Risk of exposure needs to be carefully understood and mitigated, both at the time of publication, but also on an ongoing basis. This requires a continual effort to understand the data, periodic assessment of and re-identification risk, as well as an up-to-date understanding of the current legislative focus on data sharing and release.

Feedback loops

Without a user-friendly feedback loop, there’s a missed opportunity to build on and enhance publicly published data. Open data publication is still new enough that there are not a lot of mature processes for tapping in to end-users as a source of feedback and innovation.

Feedback loops must be established to understand how open data is being used, ‘crowd-source’ improvements to the quality of published data over time, and to ensure that future investments in public data focus on high-value data sets.

With these challenges in mind, the open data agenda demands that data be made permanently available and managed well beyond its original purpose. To deliver on open data’s potential, a new lens on data lifecycle management is needed.

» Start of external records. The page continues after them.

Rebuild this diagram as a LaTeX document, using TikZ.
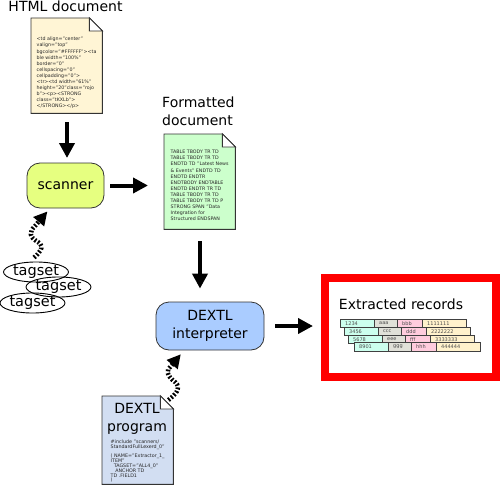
\documentclass[tikz,border=0pt]{standalone}
\usepackage{fontspec}
\setmainfont{DejaVu Sans}
\usetikzlibrary{arrows.meta,calc,shapes.geometric,positioning}
\definecolor{htmlc}{HTML}{FFF5D5}
\definecolor{fmtc}{HTML}{CCFFCC}
\definecolor{progc}{HTML}{D2DEF2}
\definecolor{scanc}{HTML}{E6FF80}
\definecolor{intc}{HTML}{AACCFF}
\definecolor{cellA}{HTML}{CCFFEE}
\definecolor{cellB}{HTML}{E0E0D8}
\definecolor{cellC}{HTML}{FFCCDD}
\definecolor{cellD}{HTML}{FFF2CC}
\tikzset{
  x=1pt,y=-1pt,
  lbl/.style={inner sep=0pt,font=\fontsize{14}{17.5}\selectfont,align=left},
  docbox/.style={inner sep=0pt,anchor=north west,align=left},
  tinytext/.style={font=\fontsize{4.75}{6.1}\selectfont,text=black!85},
  procbox/.style={draw=black!80,line width=0.8pt,rounded corners=13pt,inner sep=0pt,font=\fontsize{14}{18}\selectfont,align=center},
  tagbox/.style={draw,ellipse,line width=0.9pt,minimum width=64pt,minimum height=20pt,inner sep=0pt,font=\fontsize{14.5}{15}\selectfont},
  flow/.style={line width=4pt,-{Triangle[length=15pt,width=15pt]}},
  wavy/.style={line width=4.5pt,dash pattern=on 1.8pt off 1.8pt,-{Triangle[length=13.5pt,width=13.5pt]}},
  cell/.style={draw=black!75,line width=0.9pt,inner sep=0pt,anchor=north west},
  celltext/.style={inner sep=0pt,anchor=west,text=black!70,font=\fontsize{5}{5}\selectfont},
}
\newcommand{\foldeddoc}[2]{%
  \draw[draw=black!80,line width=0.9pt,fill=#2] (#1.north west) -- ($(#1.north east)+(-13,0)$) -- ($(#1.north east)+(0,13)$) -- (#1.south east) -- (#1.south west) -- cycle;
  \draw[draw=black!80,line width=0.9pt,fill=white] ($(#1.north east)+(-13,0)$) -- ($(#1.north east)+(-13,13)$) -- ($(#1.north east)+(0,13)$) -- cycle;
}
\newcommand{\reccell}[7]{% name, x, y, w, h, colour, text
  \node[cell,fill=#6,minimum width=#4pt,minimum height=#5pt] (#1) at (#2,#3) {};
  \node[celltext] (#1t) at ($(#1.west)+(5,0)$) {#7};
}
\begin{document}
\begin{tikzpicture}
\useasboundingbox (0,0) rectangle (500,484);
% documents
\node[docbox,minimum width=71pt,minimum height=95pt] (html) at (31,18) {};
\foldeddoc{html}{htmlc}
\node[docbox,tinytext] (htmltext) at (36.5,37) {<td align="center"\\valign="top"\\bgcolor="\#FFFFFF"><ta\\ble width="100\%"\\border="0"\\cellspacing="0"\\cellpadding="0">\\<tr><td width="61\%"\\height="20"class="rojo\\b"><p><STRONG\\class="tKXLb">\\</STRONG></p>};
\node[docbox,minimum width=71pt,minimum height=95pt] (fmt) at (164,134) {};
\foldeddoc{fmt}{fmtc}
\node[docbox,tinytext] (fmttext) at (170.5,150) {TABLE TBODY TR TD\\TABLE TBODY TR TD\\ENDTD TD "Latest News\\\& Events" ENDTD TD\\ENDTD ENDTR\\ENDTBODY ENDTABLE\\ENDTD ENDTR TR TD\\TABLE TBODY TR TD\\TABLE TBODY TR TD P\\STRONG SPAN "Data\\Integration for\\Structured  ENDSPAN};
\node[docbox,minimum width=71pt,minimum height=88pt] (prog) at (102,396) {};
\foldeddoc{prog}{progc}
\node[lbl,align=center,font=\fontsize{14}{18}\selectfont] (progtitle) at (137,419) {DEXTL\\program};
\node[docbox,tinytext,font=\fontsize{4.8}{4.2}\selectfont] (progtext) at (110.5,440) {\#include "scanners/\\StandardFullLexerd\_0"\\[3.5pt]( NAME="Extractor\_1\_\\ITEM"\\\ \ TAGSET="ALL4\_0"\\\ \ \ ANCHOR TD\\TD .FIELD1\\)};
% titles
\node[lbl] (htmltitle) at (65.5,6) {HTML document};
\node[lbl,anchor=north west] (fmttitle) at (162,97) {Formatted\\document};
% processes
\node[procbox,fill=scanc,minimum width=77pt,minimum height=45pt] (scanner) at (65.5,185.5) {scanner};
\node[procbox,fill=intc,minimum width=108pt,minimum height=48pt] (interp) at (210,326) {DEXTL\\interpreter};
% tagsets
\node[tagbox] (tag1) at (36,272) {tagset};
\node[tagbox] (tag2) at (58.5,287) {tagset};
\node[tagbox] (tag3) at (32.5,303) {tagset};
% result box
\node[draw=red,line width=8pt,minimum width=171pt,minimum height=99pt,inner sep=0pt] (result) at (410.5,327.5) {};
\node[lbl] (restitle) at (401,304) {Extracted records};
% records
\reccell{a1c}{340}{319}{34}{8}{cellA}{1234}
\reccell{a2c}{374}{319}{23}{8}{cellB}{aaa}
\reccell{a3c}{397}{319}{25}{8}{cellC}{bbb}
\reccell{a4c}{422}{319}{44}{8}{cellD}{1111111}
\reccell{b1c}{344}{327}{34}{8}{cellA}{3456}
\reccell{b2c}{378}{327}{23}{8}{cellB}{ccc}
\reccell{b3c}{401}{327}{25}{8}{cellC}{ddd}
\reccell{b4c}{426}{327}{44}{8}{cellD}{2222222}
\reccell{c1c}{348}{335}{34}{7.5}{cellA}{5678}
\reccell{c2c}{382}{335}{23}{7.5}{cellB}{eee}
\reccell{c3c}{405}{335}{25}{7.5}{cellC}{fff}
\reccell{c4c}{430}{335}{44}{7.5}{cellD}{3333333}
\reccell{d1c}{354}{342}{34}{9}{cellA}{8901}
\reccell{d2c}{388}{342}{23}{9}{cellB}{ggg}
\reccell{d3c}{411}{342}{25}{9}{cellC}{hhh}
\reccell{d4c}{436}{342}{44}{9}{cellD}{444444}
% connectors
\draw[flow,shorten <=9pt,shorten >=5pt] (html.south -| 67,0) -- (67,163);
\draw[flow,shorten <=6pt,shorten >=16pt] (scanner.east) -- (scanner.east -| fmt.west);
\draw[flow,shorten <=12pt,shorten >=13pt] (fmt.south -| 200,0) -- (interp.north -| 200,0);
\draw[flow,shorten <=11pt,shorten >=41pt] (interp.east) -- (interp.east -| d1c.west);
\draw[wavy,shorten >=4pt] (tag1.north) ++(-2,-4) .. controls (38,254) and (46,247) .. (38,242) .. controls (29,237) and (29,232) .. (35,226) -- (scanner.south west -| 50,0);
\draw[wavy,shorten >=5pt] (prog.north east) ++(-5,4) .. controls (175,395) and (182,388) .. (175,382) .. controls (166,375) and (166,370) .. (171,366) -- (interp.south west -| 184,0);
\end{tikzpicture}
\end{document}
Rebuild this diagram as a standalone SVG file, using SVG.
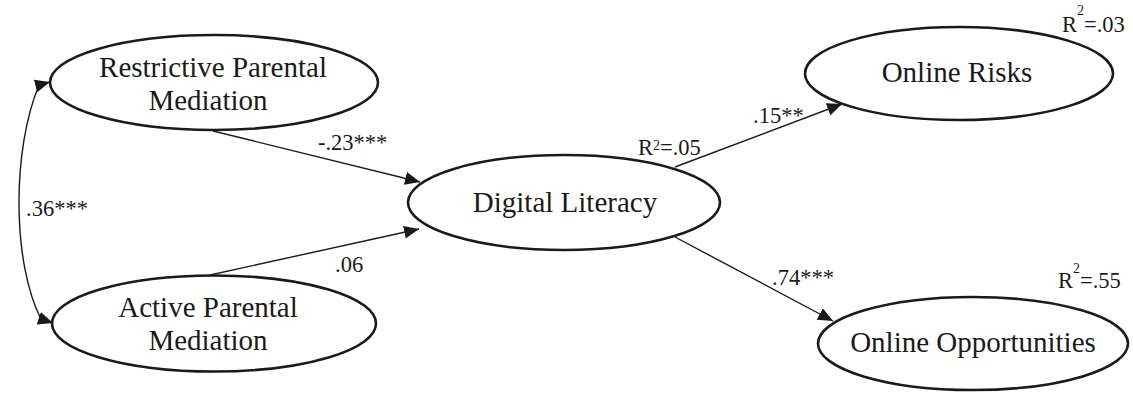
<svg xmlns="http://www.w3.org/2000/svg" width="1133" height="393" viewBox="0 0 1133 393">
<style>
.node ellipse{fill:#fff;stroke:#1a1a1a;stroke-width:2.6}
.nt{font-family:"Liberation Serif","Times New Roman",serif;font-size:29px;fill:#1a1a1a;text-anchor:middle}
.lb{font-family:"Liberation Serif","Times New Roman",serif;font-size:22.5px;fill:#1a1a1a}
.sup{font-size:14px}
.edge{fill:none;stroke:#1a1a1a;stroke-width:1.4}
</style>
<defs>
<marker id="ah" markerUnits="userSpaceOnUse" markerWidth="16" markerHeight="14" refX="15" refY="6.5" orient="auto-start-reverse">
<path d="M0,0 L15,6.5 L0,13 z" fill="#1a1a1a"/>
</marker>
</defs>
<rect width="1133" height="393" fill="#fff"/>
<g id="connectors">
<path class="edge" d="M50,82 L39,85 C12,150 12,262 41,319 L53,323" marker-start="url(#ah)" marker-end="url(#ah)"/>
<line class="edge" x1="213" y1="131" x2="420" y2="182" marker-end="url(#ah)"/>
<line class="edge" x1="210" y1="275" x2="419" y2="229" marker-end="url(#ah)"/>
<line class="edge" x1="675" y1="167" x2="842" y2="104" marker-end="url(#ah)"/>
<line class="edge" x1="675" y1="237" x2="833" y2="321" marker-end="url(#ah)"/>
<text class="lb" x="26" y="216">.36***</text>
<text class="lb" x="318" y="150">-.23***</text>
<text class="lb" x="335" y="272">.06</text>
<text class="lb" x="753" y="123">.15**</text>
<text class="lb" x="772" y="285">.74***</text>
</g>
<g id="restrictive" class="node">
<ellipse cx="214" cy="82.5" rx="164" ry="47.5"/>
<text class="nt" x="213" y="77">Restrictive Parental</text>
<text class="nt" x="208" y="110">Mediation</text>
</g>
<g id="active" class="node">
<ellipse cx="214" cy="323.5" rx="162" ry="48"/>
<text class="nt" x="208" y="317">Active Parental</text>
<text class="nt" x="208" y="350">Mediation</text>
</g>
<g id="digital" class="node">
<ellipse cx="564" cy="202.5" rx="156" ry="47.5"/>
<text class="nt" x="565" y="212">Digital Literacy</text>
<text class="lb" x="638" y="155">R<tspan class="sup" dy="-5">2</tspan><tspan dy="5">=.05</tspan></text>
</g>
<g id="risks" class="node">
<ellipse cx="959" cy="73.5" rx="154" ry="46.5"/>
<text class="nt" x="957" y="82">Online Risks</text>
<text class="lb" x="1062" y="32">R<tspan class="sup" dy="-17">2</tspan><tspan dy="17">=.03</tspan></text>
</g>
<g id="opportunities" class="node">
<ellipse cx="973" cy="343.5" rx="155" ry="46.5"/>
<text class="nt" x="973" y="352">Online Opportunities</text>
<text class="lb" x="1058" y="288">R<tspan class="sup" dy="-15">2</tspan><tspan dy="15">=.55</tspan></text>
</g>
</svg>
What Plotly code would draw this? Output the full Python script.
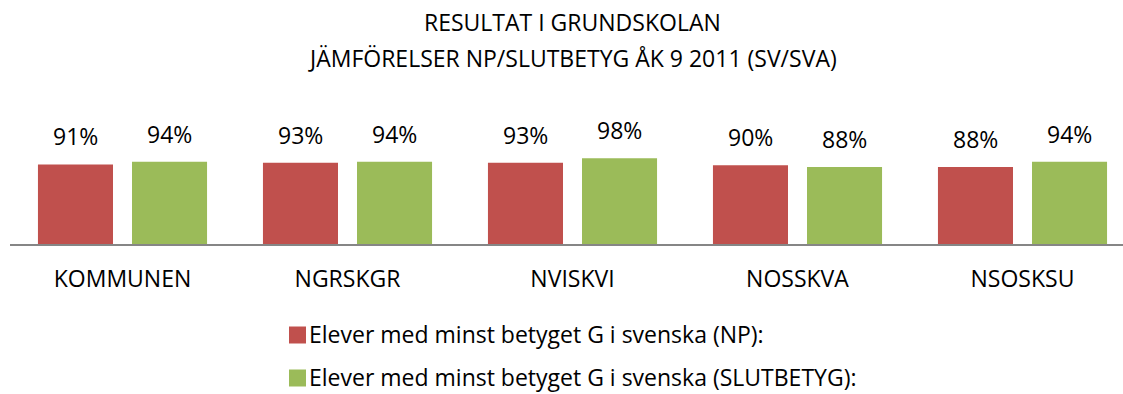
import plotly.graph_objects as go

# Skolor / enheter
categories = ["KOMMUNEN", "NGRSKGR", "NVISKVI", "NOSSKVA", "NSOSKSU"]

# Andel elever med minst betyget G (andel, 0-1)
np_values = [0.91, 0.93, 0.93, 0.90, 0.88]
slutbetyg_values = [0.94, 0.94, 0.98, 0.88, 0.94]

series_names = [
    "Elever med minst betyget G i svenska (NP):",
    "Elever med minst betyget G i svenska (SLUTBETYG):",
]
series_colors = ["#C0504D", "#9BBB59"]

title_lines = [
    "RESULTAT I GRUNDSKOLAN",
    "JÄMFÖRELSER NP/SLUTBETYG ÅK 9 2011 (SV/SVA)",
]

FONT = "Open Sans"
FS = 23
W, H = 1123, 394
L, R, T, B = 10, 0, 139, 150

fig = go.Figure()
for name, vals, color in zip(series_names, [np_values, slutbetyg_values], series_colors):
    fig.add_trace(go.Bar(
        x=categories, y=vals, name=name,
        marker=dict(color=color, line=dict(width=0)),
        showlegend=False,
    ))

# Percent labels above each bar
annotations = []
for k, vals in enumerate([np_values, slutbetyg_values]):
    for i, v in enumerate(vals):
        annotations.append(dict(
            x=i, y=v, xref="x", yref="y", text=f"{round(v * 100)}%",
            showarrow=False, yanchor="bottom", yshift=10,
            xshift=(-47 if k == 0 else 47),
            font=dict(family=FONT, size=FS, color="#000000"),
        ))

plot_w = W - L - R
plot_h = H - T - B

def px_to_paper_x(px):
    return (px - L) / plot_w

def px_to_paper_y(py):
    return (H - B - py) / plot_h

# Title, two centered lines
for line, py in zip(title_lines, [22, 58]):
    annotations.append(dict(
        x=px_to_paper_x(572), y=px_to_paper_y(py), xref="paper", yref="paper",
        text=line, showarrow=False, xanchor="center", yanchor="middle",
        font=dict(family=FONT, size=FS, color="#000000"),
    ))

# Legend built from square markers and labels
shapes = []
for name, color, py in zip(series_names, series_colors, [335, 378]):
    shapes.append(dict(
        type="rect", xref="paper", yref="paper",
        x0=px_to_paper_x(289), x1=px_to_paper_x(306),
        y0=px_to_paper_y(py + 8.5), y1=px_to_paper_y(py - 8.5),
        fillcolor=color, line=dict(width=0),
    ))
    annotations.append(dict(
        x=px_to_paper_x(307), y=px_to_paper_y(py - 1), xref="paper", yref="paper",
        text=name, showarrow=False, xanchor="left", yanchor="middle",
        font=dict(family=FONT, size=FS, color="#000000"),
    ))

fig.update_layout(
    width=W, height=H,
    margin=dict(l=L, r=R, t=T, b=B, pad=0),
    paper_bgcolor="white", plot_bgcolor="white",
    barmode="group", bargap=0.164, bargroupgap=0.202,
    annotations=annotations, shapes=shapes,
    showlegend=False,
)
fig.update_xaxes(
    range=[-0.5, -0.5 + plot_w / 225.0],
    showline=True, linecolor="#868686", linewidth=2,
    showgrid=False, ticks="",
    tickfont=dict(family=FONT, size=FS, color="#000000"),
    ticklabelstandoff=13,
)
fig.update_yaxes(
    range=[0, 1.2], visible=False, showgrid=False,
)

fig.write_html("out.html")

For organisations to move forward with their open data agenda, they must:
  1. Establish who the decision makers are.
    We’ve provided a number of requirements for next generation data lifecycle management. To action any of this, initial and ongoing investment decisions will need to be made by the right people in the organisation. In the public sector, new data governance arrangements have been proposed in the Productivity Commission report on Data Availability & Use, including a National Data Custodian and Accredited Release Authority roles. Internally, however, organisations will require decision making structures to establish data standards and provide approval for data release.
  2. Empower data decision makers.
    Not only do the decision makers need to be identified, they must have the authority and resources to drive the open data agenda in their organisation. Statements of intention won’t lead to an active program of publication unless there is also support for action. This means ensuring that the effort taken publish and maintain public data are recognised as part of people’s roles and aren’t simply added on as another administrative task.
  3. Focus on the most valuable data.
    Most organisations are swimming in data and it is hard to know where to start. For organisations seeking to publish their data to open platforms, a structured approach is needed to ensure a focus on the most valuable data first. We’ve described an approach to prioritise data investments in one of our previous blog posts, and it’s a crucial step to getting the most value out of open data investments.
  4. Check your skill sets and leverage what you’ve got.
    The core skill sets required for next generation data lifecycle management may already exist across the organisation, although perhaps not in the most effective structures. Organisations with a current data or information management function should test the next generation requirements against current capabilities and tools, and seek to leverage or augment these to deliver the requirements and priorities of open data.